What is Copper Foil (Base Copper Weight)
Copper foil (base copper weight) is the initial thickness or weight of the copper layer applied to the outer and inner layers of a multilayer PCB. It is measured in ounces and serves as an indicator of the overall copper thickness on the layer. The copper foil is typically supplied in the form of rolls and is combined with prepreg to create a rigid or flexible copper clad laminate through heat and pressure. This copper foil is then etched to form conductors for heat and electricity on the conductive layers of the PCB.
Different copper weights are available, including 5oz copper (18μm or 0.7mil thick), 1oz copper (35μm or 1.4mil thick), 2oz copper (70μm or 2.8mil thick), and other options ranging up to 3oz, 4oz, and 5oz. The selection of the appropriate copper weight depends on the specific design requirements and the desired current-carrying capacity of the PCB.

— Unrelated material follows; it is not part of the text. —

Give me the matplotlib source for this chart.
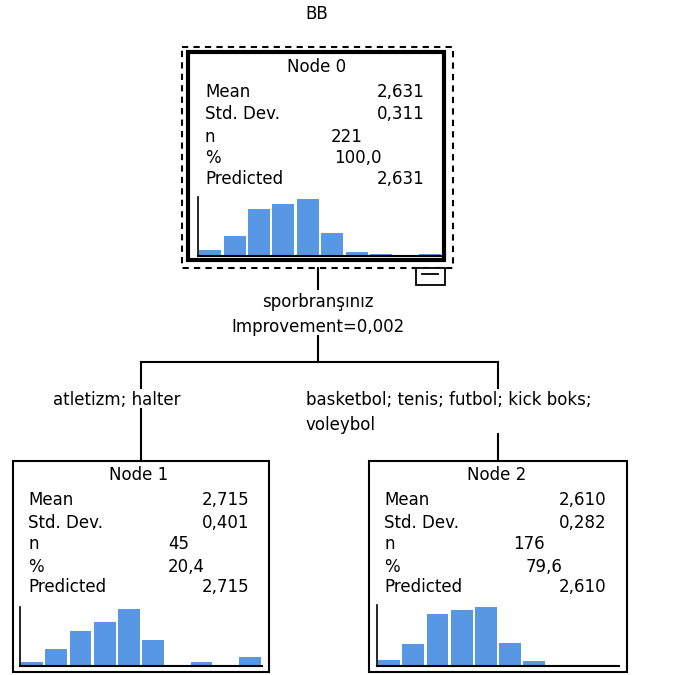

Two common types of copper foils used in PCB manufacturing are Electro Deposited (ED) Copper and Rolled Annealed (RA) Copper. ED copper has a vertical grain structure and a relatively rough surface, which may impact signal integrity and flexibility. In contrast, RA copper has a smoother surface and is well-suited for dynamic, flexible circuitry applications. It offers advantages for high-frequency signals due to its smoother copper surface.
The copper foils used in PCB manufacturing are typically electronic grade, with a purity of 99.7%. The thickness of these copper foils can range from 1/3oz/ft2 (12μm or 0.47mil) to 2oz/ft2 (70μm or 2.8mil). These foils exhibit a lower surface oxygen rate and can be pre-attached to various base materials such as metal core, polyimide, FR-4, PTFE, and ceramic to produce copper clad laminates. They can also be introduced as copper foil layers in multilayer boards before the pressing process.